Short duration work like this will develop the ability to perform repeated maximal efforts - just like an mma fight. Although the round is 4 minutes long you won't be working consistently and sometimes that's a good thing. Typically athletes will pace a longer duration session and this detracts from the maximal effect of the training. Although this is strict Tabata Protocol you could adjust it to ten 20:10 second intervals to make it more fight specific.

Try this

Perform the following exercises in Tabata style (20:10). Complete each all 8 rounds of each exercise before moving on to the next. There is no rest between exercises apart from the 10 seconds at the end of the previous round.

Squats (bodyweight only)
Press Ups
Swings
Thruster (front squat into push press)
Burpees

Scoring:

Perform the maximum number of repetitions in each 20 second period and try to maintain this number. Your final score for each exercise is the lowest number of repetitions you complete at any one time. This type of scoring will encourage you to improve your anaerobic power endurance.

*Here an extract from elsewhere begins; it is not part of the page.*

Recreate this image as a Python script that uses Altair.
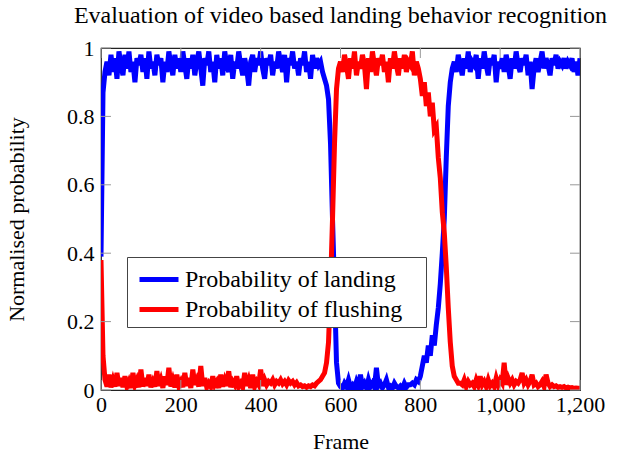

The following scores would be considered 'Good'.

Squats (bodyweight only)   20
Press Ups   15
Swings 24kg Kettlebell/Dumbbell   12
Thruster 40 kg Barbell (front squat into push press)   12
Burpees 12

Train hard!

2 comments:

  1. I've noticed that when scoring using lowest number some people will game it. As an alternate scoring method use total reps.

    ReplyDelete
  2. Hi Matt,

    Thanks for the comment, I can certainly appreciate that. I think either method can be used successfully and both will generally produce a different variable to be tested. I should have put in big letters NO PACING ALLOWED! The disadvantage of total reps is of course that there is less incentive to push for a target in each subsequent round.

    Thanks for raising a good point.